Makarova v. United States, 201 F.3d 110, 113 (2d Cir. 2000). “A plaintiff asserting subject matter
jurisdiction has the burden of proving by a preponderance of the evidence that it exists.” Id.
         Appellants argue that common law sovereign immunity cannot protect foreign officials from
suit for jus cogens violations, which are “norm[s] accepted and recognized by the international
community of states as a whole as a norm from which no derogation is permitted and which can be
modified only by a subsequent norm of general international law having the same character.” Belhas
v. Ya’alon, 515 F.3d 1279, 1286 (D.C. Cir. 2008) (quoting Siderman de Blake v. Repub. of Arg., 965 F.2d
699, 714 (9th Cir. 1992)). They also argue that formal suggestions of immunity submitted by the
State Department should not be dispositive in a court’s immunity determination. They base their
claim upon the decision of the Fourth Circuit in Yousuf v. Samantar, 699 F.3d 763 (4th Cir. 2012)

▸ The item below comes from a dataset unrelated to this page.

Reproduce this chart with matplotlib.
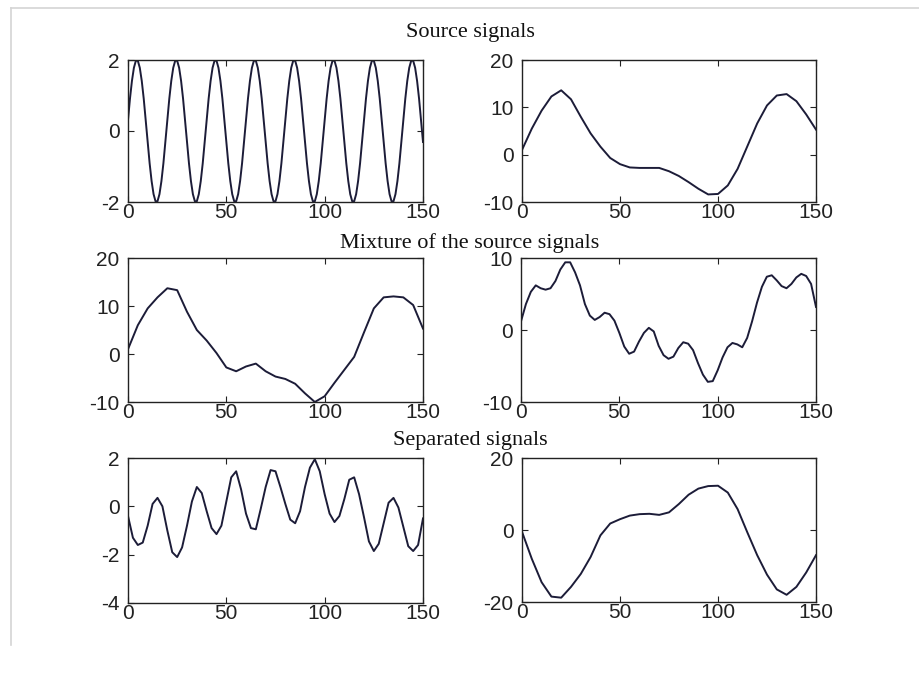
import matplotlib
matplotlib.use("Agg")
import matplotlib.pyplot as plt
from matplotlib.lines import Line2D

# sample positions for each signal
x_fine = list(range(0, 151))
x_mid = [i * 2.5 for i in range(61)]
x_coarse = list(range(0, 151, 5))

# source 1: the sine wave, read one unit at a time
source1 = [
    0.31, 0.91, 1.41, 1.78, 1.98, 1.98, 1.78, 1.41, 0.91, 0.31, -0.31, -0.91, -1.41, -1.78, -1.98, -1.98, -1.78, -1.41, -0.91, -0.31,
    0.31, 0.91, 1.41, 1.78, 1.98, 1.98, 1.78, 1.41, 0.91, 0.31, -0.31, -0.91, -1.41, -1.78, -1.98, -1.98, -1.78, -1.41, -0.91, -0.31,
    0.31, 0.91, 1.41, 1.78, 1.98, 1.98, 1.78, 1.41, 0.91, 0.31, -0.31, -0.91, -1.41, -1.78, -1.98, -1.98, -1.78, -1.41, -0.91, -0.31,
    0.31, 0.91, 1.41, 1.78, 1.98, 1.98, 1.78, 1.41, 0.91, 0.31, -0.31, -0.91, -1.41, -1.78, -1.98, -1.98, -1.78, -1.41, -0.91, -0.31,
    0.31, 0.91, 1.41, 1.78, 1.98, 1.98, 1.78, 1.41, 0.91, 0.31, -0.31, -0.91, -1.41, -1.78, -1.98, -1.98, -1.78, -1.41, -0.91, -0.31,
    0.31, 0.91, 1.41, 1.78, 1.98, 1.98, 1.78, 1.41, 0.91, 0.31, -0.31, -0.91, -1.41, -1.78, -1.98, -1.98, -1.78, -1.41, -0.91, -0.31,
    0.31, 0.91, 1.41, 1.78, 1.98, 1.98, 1.78, 1.41, 0.91, 0.31, -0.31, -0.91, -1.41, -1.78, -1.98, -1.98, -1.78, -1.41, -0.91, -0.31,
    0.31, 0.91, 1.41, 1.78, 1.98, 1.98, 1.78, 1.41, 0.91, 0.31, -0.31,
]

# source 2: slow signal, every 5 units
source2 = [1.0, 5.5, 9.3, 12.3, 13.6, 11.7, 8.0, 4.5, 1.7, -0.7, -2.0, -2.7, -2.8, -2.8, -2.8, -3.5,
           -4.5, -5.8, -7.2, -8.4, -8.3, -6.5, -3.0, 1.8, 6.6, 10.4, 12.5, 12.8, 11.3, 8.5, 5.3]

# mixture 1, every 5 units
mixture1 = [1.0, 6.0, 9.5, 11.8, 13.7, 13.3, 8.8, 5.0, 2.8, 0.2, -2.8, -3.6, -2.6, -2.0, -3.6, -4.7,
            -5.2, -6.2, -8.2, -10.0, -8.8, -6.0, -3.3, -0.6, 4.5, 9.5, 11.8, 12.0, 11.8, 10.2, 5.3]

# mixture 2, every 2.5 units
mixture2 = [1.2, 3.6, 5.3, 6.2, 5.8, 5.6, 5.8, 6.8, 8.4, 9.4, 9.4, 8.0, 6.2, 3.6, 2.0, 1.4,
            1.8, 2.4, 2.2, 1.3, -0.4, -2.3, -3.3, -3.0, -1.6, -0.4, 0.3, -0.2, -2.2, -3.5, -4.0,
            -3.7, -2.5, -1.7, -1.9, -2.8, -4.6, -6.2, -7.2, -7.1, -5.6, -3.8, -2.4, -1.8, -2.0,
            -2.4, -1.1, 1.2, 3.8, 6.0, 7.4, 7.6, 6.9, 6.1, 5.8, 6.4, 7.3, 7.8, 7.5, 6.4, 3.2]

# separated 1, every 2.5 units
separated1 = [-0.4, -1.3, -1.6, -1.5, -0.8, 0.1, 0.35, 0.0, -1.0, -1.9, -2.1, -1.7, -0.8, 0.2,
              0.8, 0.55, -0.2, -0.9, -1.15, -0.8, 0.2, 1.2, 1.45, 0.7, -0.3, -0.9, -0.95, -0.1,
              0.8, 1.5, 1.45, 0.8, 0.1, -0.55, -0.7, -0.2, 0.8, 1.6, 1.95, 1.45, 0.5, -0.3, -0.65,
              -0.4, 0.3, 1.1, 1.2, 0.5, -0.45, -1.45, -1.85, -1.55, -0.7, 0.15, 0.35, -0.05,
              -0.85, -1.65, -1.85, -1.6, -0.5]

# separated 2, every 5 units
separated2 = [-0.5, -8.0, -14.5, -18.5, -18.8, -15.8, -12.2, -7.5, -1.5, 1.8, 3.0, 4.0, 4.4, 4.5,
              4.2, 4.9, 7.2, 9.8, 11.5, 12.2, 12.3, 10.4, 5.8, -0.7, -7.0, -12.4, -16.5, -18.0,
              -15.8, -11.8, -7.0]

x_ticks = [0, 50, 100, 150]
row_titles = ["Source signals", "Mixture of the source signals", "Separated signals"]

plt.rcParams["font.family"] = ["Liberation Sans", "DejaVu Sans"]
plt.rcParams["axes.unicode_minus"] = False

W, H = 919, 673
fig = plt.figure(figsize=(W / 100, H / 100), dpi=100)
fig.patch.set_facecolor("white")

# thin grey frame lines on the top and left like the screenshot
fig.add_artist(Line2D([11 / W, 1.0], [1 - 8 / H, 1 - 8 / H], color="#d4d4d4", lw=1.2))
fig.add_artist(Line2D([11 / W, 11 / W], [1 - 8 / H, 1 - 645 / H], color="#d4d4d4", lw=1.2))

# axes boxes in pixels: left, top, right, bottom
boxes = [
    (128, 60, 423, 202), (522, 60, 816, 202),
    (128, 258, 423, 402), (521, 258, 816, 402),
    (128, 458, 423, 603), (522, 458, 816, 602),
]
series = [
    (x_fine, source1, (-2, 2), [-2, 0, 2]),
    (x_coarse, source2, (-10, 20), [-10, 0, 10, 20]),
    (x_coarse, mixture1, (-10, 20), [-10, 0, 10, 20]),
    (x_mid, mixture2, (-10, 10), [-10, 0, 10]),
    (x_mid, separated1, (-4, 2), [-4, -2, 0, 2]),
    (x_coarse, separated2, (-20, 20), [-20, 0, 20]),
]

for (l, t, r, b), (xs, ys, ylim, yticks) in zip(boxes, series):
    ax = fig.add_axes([l / W, 1 - b / H, (r - l) / W, (b - t) / H])
    ax.plot(xs, ys, color="#1c1c38", lw=1.4)
    ax.set_xlim(0, 150)
    ax.set_ylim(*ylim)
    ax.set_xticks(x_ticks)
    ax.set_yticks(yticks)
    ax.tick_params(direction="in", length=4, width=0.8, labelsize=15,
                   top=True, right=True, colors="#222222")
    ax.tick_params(axis="x", pad=1)
    ax.tick_params(axis="y", pad=6)
    for sp in ax.spines.values():
        sp.set_color("#222222")
        sp.set_linewidth(1.0)

# row titles sit between the two columns
for title, y_px in zip(row_titles, [32, 243, 441]):
    fig.text(470 / W, 1 - y_px / H, title, ha="center", va="center",
             fontsize=16, family=["Liberation Serif", "DejaVu Serif"], color="#111111")

fig.savefig("out.png", dpi=100)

(“Samantar III”), in which the Court of Appeals held that foreign officials “are not entitled to foreign
official immunity for jus cogens violations, even if the acts were performed in the defendant’s official
capacity,” id. at 777, and that Statements of Interest provided by the State Department were given
“considerable, but not controlling, weight” in the immunity determination, id. at 773.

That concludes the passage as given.